Цветков доложил, что все полковые и приданные два дивизиона – все там, впереди, в боевых порядках пехоты.
Серпилин удовлетворенно кивнул и отпустил его:
– Занимайтесь своими делами.
Кузьмич взял Серпилина об руку и, выйдя с ним из перекрытой рельсами ниши, где был теперь наблюдательный пункт, а раньше – притвор разбитой вдребезги церкви, пошел вдоль стены и остановился шагах в пятнадцати, рядом никого не было. Над головой – небо, но полукругом выложенные и метра на два от земли уцелевшие стенки прикрывают от ветра.
– Федор Федорович, – сказал Кузьмин, – раз нас бой в церкву загнал, давай как на исповеди: отстранять меня прибыл?
– А это от твоего состояния здоровья зависит и больше ни от чего!
– Больше ни от чего?
– Ни от чего, – повторил Серпилин. – А ты сегодня ночь спал?
– Не спал. Ждал. Он еще к утру приказ обещал прислать. Не спал. Надо о бое думать, а я о себе. Отбрасываю – и не могу. Среди ночи в полки уехал, так и не лег.
– А теперь ты – как на духу, – сказал Серпилин. – Что со здоровьем?
– Здоровье мое неважное, – признался Кузьмич. – Но вчерась не хуже, чем в другие дни, было. Просто переходил, поспешая за командующим, а он весь день, как на грех, бегает, словно ему земля пятки жгет. Вот и вышло. Думал, перетерплю, пока не уедет, а не вытерпел.
– А как сегодня?
– Сегодня, как и в другие дни, терплю. Потому что нахожусь в своей воле, берегу себя. Где стою, где присяду…

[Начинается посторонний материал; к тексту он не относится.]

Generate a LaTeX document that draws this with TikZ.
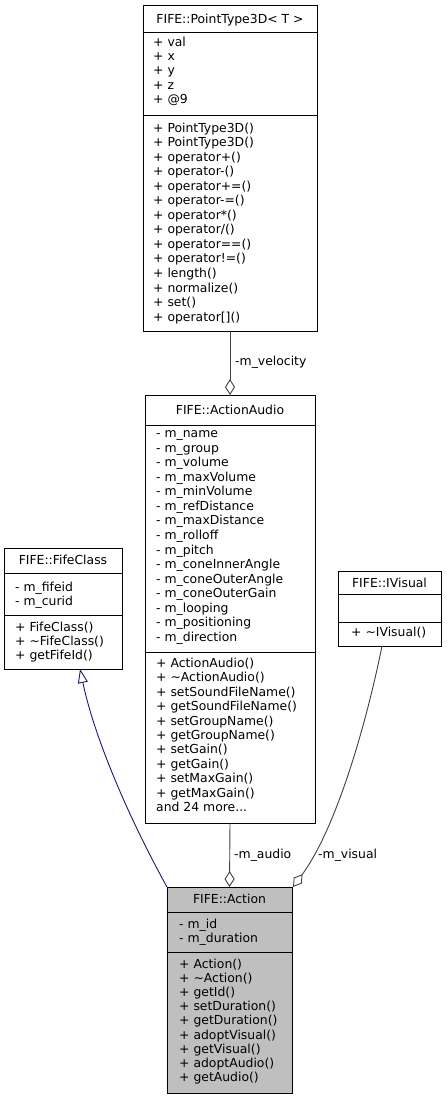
\documentclass[tikz,border=0pt]{standalone}
\usepackage{fontspec}
\setmainfont{DejaVu Sans}
\usetikzlibrary{arrows.meta,calc}
\definecolor{edgegray}{HTML}{404040}
\definecolor{inhblue}{HTML}{191970}
\definecolor{actfill}{HTML}{BFBFBF}
\newcommand{\umlfont}{\fontsize{12.4}{14.4}\selectfont}
\tikzset{
  cls/.style={draw=black, line width=0.9pt, anchor=north west, inner sep=0pt, outer sep=0pt},
  txt/.style={anchor=base west, inner sep=0pt, font=\umlfont},
  ttl/.style={anchor=base, inner sep=0pt, font=\umlfont},
  divider/.style={line width=0.9pt},
  assoc/.style={draw=edgegray, line width=0.9pt, -{Diamond[open,length=16pt,width=10pt,line width=0.9pt]}},
  inherit/.style={draw=inhblue, line width=0.9pt, -{Triangle[open,length=14pt,width=10pt,line width=0.9pt]}},
  lbl/.style={anchor=west, inner sep=0pt, font=\umlfont}
}
\begin{document}
\begin{tikzpicture}[x=1pt,y=-1pt]
\useasboundingbox (0,0) rectangle (447,1101);

% ---------- FIFE::PointType3D< T > ----------
\node[cls, minimum width=174pt, minimum height=326pt] (pt) at (143,5) {};
\draw[divider] ($(pt.north west)+(0,27)$) -- ($(pt.north east)+(0,27)$);
\draw[divider] ($(pt.north west)+(0,110)$) -- ($(pt.north east)+(0,110)$);
\node[ttl] (pttitle) at ($(pt.north)+(0,18)$) {FIFE::PointType3D< T >};
\foreach \t [count=\i from 0] in {+ val,+ x,+ y,+ z,+ @9}
  \node[txt] (pta\i) at (153,46+\i*14.4) {\t};
\foreach \t [count=\i from 0] in {+ PointType3D(),+ PointType3D(),+ operator+(),+ operator-(),+ operator+=(),+ operator-=(),+ operator*(),+ operator/(),+ operator==(),+ operator!=(),+ length(),+ normalize(),+ set(),+ operator[]()}
  \node[txt] (ptm\i) at (153,132+\i*14.55) {\t};

% ---------- FIFE::ActionAudio ----------
\node[cls, minimum width=170pt, minimum height=428pt] (aa) at (145,395) {};
\draw[divider] ($(aa.north west)+(0,30)$) -- ($(aa.north east)+(0,30)$);
\draw[divider] ($(aa.north west)+(0,257)$) -- ($(aa.north east)+(0,257)$);
\node[ttl] (aatitle) at ($(aa.north)+(0,19.5)$) {FIFE::ActionAudio};
\foreach \t [count=\i from 0] in {- m\_name,- m\_group,- m\_volume,- m\_maxVolume,- m\_minVolume,- m\_refDistance,- m\_maxDistance,- m\_rolloff,- m\_pitch,- m\_coneInnerAngle,- m\_coneOuterAngle,- m\_coneOuterGain,- m\_looping,- m\_positioning,- m\_direction}
  \node[txt] (aaa\i) at (156,437.5+\i*14.57) {\t};
\foreach \t [count=\i from 0] in {+ ActionAudio(),+ \textasciitilde ActionAudio(),+ setSoundFileName(),+ getSoundFileName(),+ setGroupName(),+ getGroupName(),+ setGain(),+ getGain(),+ setMaxGain(),+ getMaxGain()}
  \node[txt] (aam\i) at (156,667.5+\i*14.4) {\t};
\node[txt] (aamore) at (156,667.5+10*14.4) {and 24 more...};

% ---------- FIFE::FifeClass ----------
\node[cls, minimum width=118pt, minimum height=121pt] (fc) at (4,548) {};
\draw[divider] ($(fc.north west)+(0,25)$) -- ($(fc.north east)+(0,25)$);
\draw[divider] ($(fc.north west)+(0,67)$) -- ($(fc.north east)+(0,67)$);
\node[ttl] (fctitle) at ($(fc.north)+(0,16.5)$) {FIFE::FifeClass};
\foreach \t [count=\i from 0] in {- m\_fifeid,- m\_curid}
  \node[txt] (fca\i) at (15,591.5+\i*14) {\t};
\foreach \t [count=\i from 0] in {+ FifeClass(),+ \textasciitilde FifeClass(),+ getFifeId()}
  \node[txt] (fcm\i) at (15,631.5+\i*14) {\t};

% ---------- FIFE::IVisual ----------
\node[cls, minimum width=103pt, minimum height=75pt] (iv) at (338,571) {};
\draw[divider] ($(iv.north west)+(0,23)$) -- ($(iv.north east)+(0,23)$);
\draw[divider] ($(iv.north west)+(0,51)$) -- ($(iv.north east)+(0,51)$);
\node[ttl] (ivtitle) at ($(iv.north)+(0,16)$) {FIFE::IVisual};
\node[txt] (ivm0) at (351,636.5) {+ \textasciitilde IVisual()};

% ---------- FIFE::Action ----------
\node[cls, fill=actfill, minimum width=125pt, minimum height=206pt] (ac) at (167,887) {};
\draw[divider] ($(ac.north west)+(0,25)$) -- ($(ac.north east)+(0,25)$);
\draw[divider] ($(ac.north west)+(0,65)$) -- ($(ac.north east)+(0,65)$);
\node[ttl] (actitle) at ($(ac.north)+(0,16)$) {FIFE::Action};
\foreach \t [count=\i from 0] in {- m\_id,- m\_duration}
  \node[txt] (aca\i) at (179,928.5+\i*14) {\t};
\foreach \t [count=\i from 0] in {+ Action(),+ \textasciitilde Action(),+ getId(),+ setDuration(),+ getDuration(),+ adoptVisual(),+ getVisual(),+ adoptAudio(),+ getAudio()}
  \node[txt] (acm\i) at (179,968.5+\i*14.1) {\t};

% ---------- connectors ----------
\draw[assoc] (pt.south) -- (aa.north);
\node[lbl] (lvel) at (235,362) {-m\_velocity};

\draw[assoc] (aa.south) -- (ac.north);
\node[lbl] (laud) at (234,855) {-m\_audio};

\coordinate (ivstart) at ($(iv.south)+(-7.5,0)$);
\coordinate (acne) at ($(ac.north east)+(1,0)$);
\draw[assoc] (ivstart) .. controls (365,730) and (335,830) .. (acne);
\node[lbl] (lvis) at (318,855) {-m\_visual};

\coordinate (fcend) at ($(fc.south)+(17,0)$);
\draw[inherit] (ac.north west) .. controls (130,820) and (95,740) .. (fcend);
\end{tikzpicture}
\end{document}
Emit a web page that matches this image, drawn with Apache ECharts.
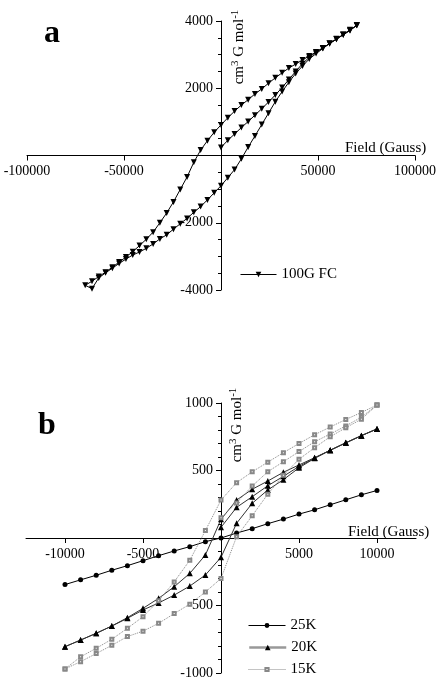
<!DOCTYPE html>
<html>
<head>
<meta charset="utf-8">
<script src="https://cdn.jsdelivr.net/npm/echarts@6/dist/echarts.min.js"></script>
<style>html,body{margin:0;padding:0;background:#fff}#c{width:445px;height:677px}</style>
</head>
<body>
<div id="c"></div>
<script>
// ---------- Panel a: 100G FC hysteresis ----------
const fieldA_init = [0,3500,7000,10500,14000,17500,21000,24500,28000,31500,35000,38500,42000,45500,49000,52500,56000,59500,63000,66500,70000];
const momA_init   = [240,450,640,830,1010,1200,1390,1590,1800,2020,2260,2500,2730,2920,3070,3200,3330,3460,3590,3720,3870];
const fieldA_desc = [70000,66500,63000,59500,56000,52500,49000,45500,42000,38500,35000,31500,28000,24500,21000,17500,14000,10500,7000,3500,0,-3500,-7000,-10500,-14000,-17500,-21000,-24500,-28000,-31500,-35000,-38500,-42000,-45500,-49000,-52500,-56000,-59500,-63000,-66500,-70000];
const momA_desc   = [3870,3720,3590,3460,3330,3200,3080,2960,2840,2720,2600,2460,2310,2150,1980,1830,1660,1500,1320,1120,910,690,440,160,-200,-640,-1010,-1380,-1710,-2000,-2280,-2490,-2680,-2860,-3020,-3170,-3320,-3470,-3600,-3740,-3860];
const fieldA_asc  = [-66500,-63000,-59500,-56000,-52500,-49000,-45500,-42000,-38500,-35000,-31500,-28000,-24500,-21000,-17500,-14000,-10500,-7000,-3500,0,3500,7000,10500,14000,17500,21000,24500,28000,31500,35000,38500,42000,45500,49000,52500,56000,59500,63000,66500,70000];
const momA_asc    = [-3960,-3640,-3490,-3350,-3210,-3080,-2960,-2870,-2760,-2630,-2480,-2360,-2190,-2030,-1870,-1690,-1520,-1320,-1110,-900,-660,-420,-100,250,580,920,1260,1600,1900,2180,2440,2660,2870,3030,3180,3330,3470,3600,3740,3870];

// ---------- Panel b: 25K, 20K, 15K ----------
const fieldB_up   = [-10000,-9000,-8000,-7000,-6000,-5000,-4000,-3000,-2000,-1000,0,1000,2000,3000,4000,5000,6000,7000,8000,9000,10000];
const fieldB_down = [10000,9000,8000,7000,6000,5000,4000,3000,2000,1000,0,-1000,-2000,-3000,-4000,-5000,-6000,-7000,-8000,-9000,-10000];
const fieldB_init = [0,1000,2000,3000,4000,5000,6000,7000,8000,9000,10000];

const m25      = [-345,-310,-276,-239,-205,-168,-131,-96,-64,-27,0,37,69,106,140,177,209,246,283,320,352];

const m20_init = [79,227,306,387,457,530,592,650,705,758,808];
const m20_desc = [808,758,705,650,595,541,487,422,361,281,138,-126,-262,-361,-447,-521,-590,-652,-706,-756,-805];
const m20_asc  = [-805,-756,-706,-652,-595,-533,-481,-423,-356,-274,-143,109,257,356,432,520,590,650,705,758,808];

const m15_init = [150,260,385,491,565,640,713,770,830,895,985];
const m15_desc = [985,930,878,822,765,700,632,562,490,410,281,55,-165,-325,-465,-583,-669,-750,-817,-880,-970];
const m15_asc  = [-970,-916,-856,-795,-730,-690,-632,-560,-490,-400,-300,10,165,325,465,583,669,750,817,880,985];

// tick labels
const xTicksA = [-100000,-50000,50000,100000];
const xTicksB = [-10000,-5000,5000,10000];

function pairs(xs, ys){ return xs.map((x,i)=>[x, ys[i]]); }

const SERIF = 'Liberation Serif';
const black = '#000';

function xAxisCfg(grid, min, max, ticks, off){
  return {
    type:'value', gridIndex:grid, min:min, max:max, position:'bottom', offset:off,
    axisLine:{onZero:false, lineStyle:{color:black, width:1}},
    axisTick:{show:true, length:5, customValues:ticks, lineStyle:{color:black}},
    axisLabel:{customValues:ticks, color:black, fontFamily:SERIF, fontSize:14, margin:9,
      formatter:v=> v===0 ? '' : String(v)},
    splitLine:{show:false}
  };
}
function yAxisCfg(grid, min, max, interval, minorSplit, off){
  return {
    type:'value', gridIndex:grid, min:min, max:max, interval:interval, position:'left', offset:off,
    axisLine:{onZero:false, lineStyle:{color:black, width:1}},
    axisTick:{show:true, length:5, lineStyle:{color:black}},
    minorTick:{show:true, splitNumber:minorSplit, length:3, lineStyle:{color:black}},
    axisLabel:{color:black, fontFamily:SERIF, fontSize:14, margin:8,
      formatter:v=> v===0 ? '' : String(v)},
    splitLine:{show:false}, minorSplitLine:{show:false}
  };
}

const chart = echarts.init(document.getElementById('c'), null, {renderer:'canvas'});
const ylabelRich = {
  n:{fontFamily:SERIF, fontSize:15, color:black, verticalAlign:'middle', lineHeight:18},
  s:{fontFamily:SERIF, fontSize:11, color:black, verticalAlign:'top', lineHeight:18}
};
const legendText = {fontFamily:SERIF, fontSize:15, color:black};

chart.setOption({
  animation:false,
  backgroundColor:'#fff',
  grid:[
    {left:27, top:21, width:388, height:269, containLabel:false, outerBoundsMode:'none'},
    {left:26, top:403, width:390, height:270, containLabel:false, outerBoundsMode:'none'}
  ],
  xAxis:[ xAxisCfg(0,-100000,100000,xTicksA,-134.5), xAxisCfg(1,-12500,12500,xTicksB,-135) ],
  yAxis:[ yAxisCfg(0,-4000,4000,2000,4,-194), yAxisCfg(1,-1000,1000,500,5,-195) ],
  legend:[
    {data:[{name:'100G FC', lineStyle:{width:1}}], left:240, top:267, padding:0, itemWidth:36, itemHeight:7, textStyle:legendText},
    {data:[{name:'25K', lineStyle:{width:1}}], left:248, top:618, padding:0, itemWidth:37, itemHeight:6, textStyle:legendText},
    {data:[{name:'20K', lineStyle:{color:'#999', width:2.5}}], left:248, top:640, padding:0, itemWidth:37, itemHeight:7, textStyle:legendText},
    {data:[{name:'15K', lineStyle:{width:1, type:'dotted', color:'#888'}}], left:248, top:662, padding:0, itemWidth:37, itemHeight:4, textStyle:legendText}
  ],
  series:[
    {name:'100G FC', type:'line', xAxisIndex:0, yAxisIndex:0,
     data:[...pairs(fieldA_init,momA_init), ...pairs(fieldA_desc,momA_desc), ...pairs(fieldA_asc,momA_asc)],
     symbol:'triangle', symbolRotate:180, symbolSize:6, showAllSymbol:true,
     lineStyle:{color:black, width:1}, itemStyle:{color:black}},
    {name:'25K', type:'line', xAxisIndex:1, yAxisIndex:1,
     data:pairs(fieldB_up, m25),
     symbol:'circle', symbolSize:5, showAllSymbol:true,
     lineStyle:{color:black, width:1}, itemStyle:{color:black}},
    {name:'20K', type:'line', xAxisIndex:1, yAxisIndex:1,
     data:[...pairs(fieldB_init,m20_init), ...pairs(fieldB_down,m20_desc), ...pairs(fieldB_up,m20_asc)],
     symbol:'triangle', symbolSize:6, showAllSymbol:true,
     lineStyle:{color:'#333', width:1}, itemStyle:{color:black}},
    {name:'15K', type:'line', xAxisIndex:1, yAxisIndex:1,
     data:[...pairs(fieldB_init,m15_init), ...pairs(fieldB_down,m15_desc), ...pairs(fieldB_up,m15_asc)],
     symbol:'emptyRect', symbolSize:3, showAllSymbol:true,
     lineStyle:{color:'#888', width:1, type:'dotted'}, itemStyle:{color:'#888', borderColor:'#888', borderWidth:0.8}}
  ],
  graphic:[
    {type:'text', left:44, top:18, style:{text:'a', fontFamily:SERIF, fontWeight:'bold', fontSize:32, fill:black}},
    {type:'text', left:38, top:410, style:{text:'b', fontFamily:SERIF, fontWeight:'bold', fontSize:32, fill:black}},
    {type:'text', x:345, y:148, style:{text:'Field (Gauss)', fontFamily:SERIF, fontSize:15, fill:black, align:'left', verticalAlign:'middle'}},
    {type:'text', x:348, y:532, style:{text:'Field (Gauss)', fontFamily:SERIF, fontSize:15, fill:black, align:'left', verticalAlign:'middle'}},
    {type:'text', x:239, y:47, rotation:Math.PI/2,
     style:{text:'{n|cm}{s|3}{n| G mol}{s|-1}', rich:ylabelRich, align:'center', verticalAlign:'middle'}},
    {type:'text', x:237, y:425, rotation:Math.PI/2,
     style:{text:'{n|cm}{s|3}{n| G mol}{s|-1}', rich:ylabelRich, align:'center', verticalAlign:'middle'}}
  ]
});
</script>
</body>
</html>
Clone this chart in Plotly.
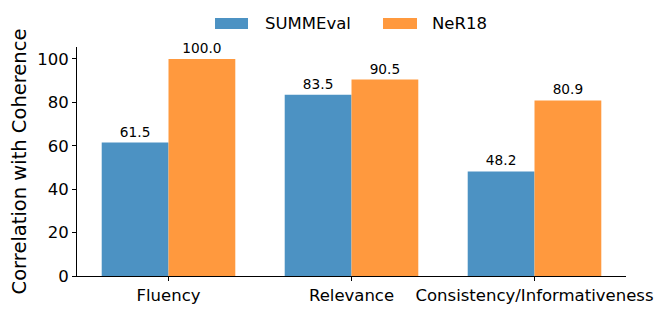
import plotly.graph_objects as go

categories = ["Fluency", "Relevance", "Consistency/Informativeness"]
summeval = [61.5, 83.5, 48.2]
ner18 = [100.0, 90.5, 80.9]
series_names = ["SUMMEval", "NeR18"]
y_ticks = [0, 20, 40, 60, 80, 100]

FONT = "DejaVu Sans"
BLUE = "#4c92c3"
ORANGE = "#ff993e"

fig = go.Figure()
for name, vals, col in [(series_names[0], summeval, BLUE), (series_names[1], ner18, ORANGE)]:
    fig.add_trace(go.Bar(
        x=categories, y=vals, name=name, marker_color=col,
        marker_line_width=0, texttemplate="%{y:.1f}", textposition="outside",
        textfont=dict(family=FONT, size=13.7, color="black"), cliponaxis=False,
        showlegend=False,
    ))

# legend drawn as swatches + labels above the plot (layout elements, paper coords)
legend_items = [(series_names[0], BLUE, 0.2514, 0.3115, 0.3388),
                (series_names[1], ORANGE, 0.5574, 0.6193, 0.6430)]
for name, col, x0, x1, xt in legend_items:
    fig.add_shape(type="rect", xref="paper", yref="paper", x0=x0, x1=x1,
                  y0=1.0786, y1=1.1266, fillcolor=col, line_width=0)
    fig.add_annotation(xref="paper", yref="paper", x=xt, y=1.1026, text=name,
                       showarrow=False, xanchor="left", yanchor="middle",
                       font=dict(family=FONT, size=16.5, color="black"))

# page body adds an 8px margin, so the figure is sized to fit inside the window
fig.update_layout(
    width=648, height=297,
    margin=dict(l=69, r=30, t=39, b=29, autoexpand=False),
    paper_bgcolor="white", plot_bgcolor="white",
    barmode="group", bargap=0.27, bargroupgap=0,
    font=dict(family=FONT, size=16.5, color="black"),
    showlegend=False,
)
fig.update_xaxes(
    type="category", range=[-0.5, 2.5],
    showline=True, linecolor="black", linewidth=1,
    ticks="outside", ticklen=4, tickcolor="black",
    tickfont=dict(family=FONT, size=16.5),
    showgrid=False, zeroline=False,
)
fig.update_yaxes(
    range=[0, 105.5], tickvals=y_ticks,
    showline=True, linecolor="black", linewidth=1,
    ticks="outside", ticklen=4, tickcolor="black",
    tickfont=dict(family=FONT, size=16.5),
    showgrid=False, zeroline=False,
    title=dict(text="Correlation with Coherence", font=dict(family=FONT, size=19.5), standoff=6),
)

fig.write_html("out.html")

– Да уж ты бережешь себя, это видно. – Серпилин усмехнулся.
– А я из штаба боем командовать не могу. Такая моя привычка. И если бы по болезни не мог ее соблюдать, сам бы попросился: везите в госпиталь! С ночи поехал, думал, коли отстранять будет, пущай в полках ищет. Окину последним взглядом передовую, хоть в одном полку, а с людьми прощусь. А все же стало ему за вчера совестно или нет? – имея в виду Батюка, вдруг спросил Кузьмич.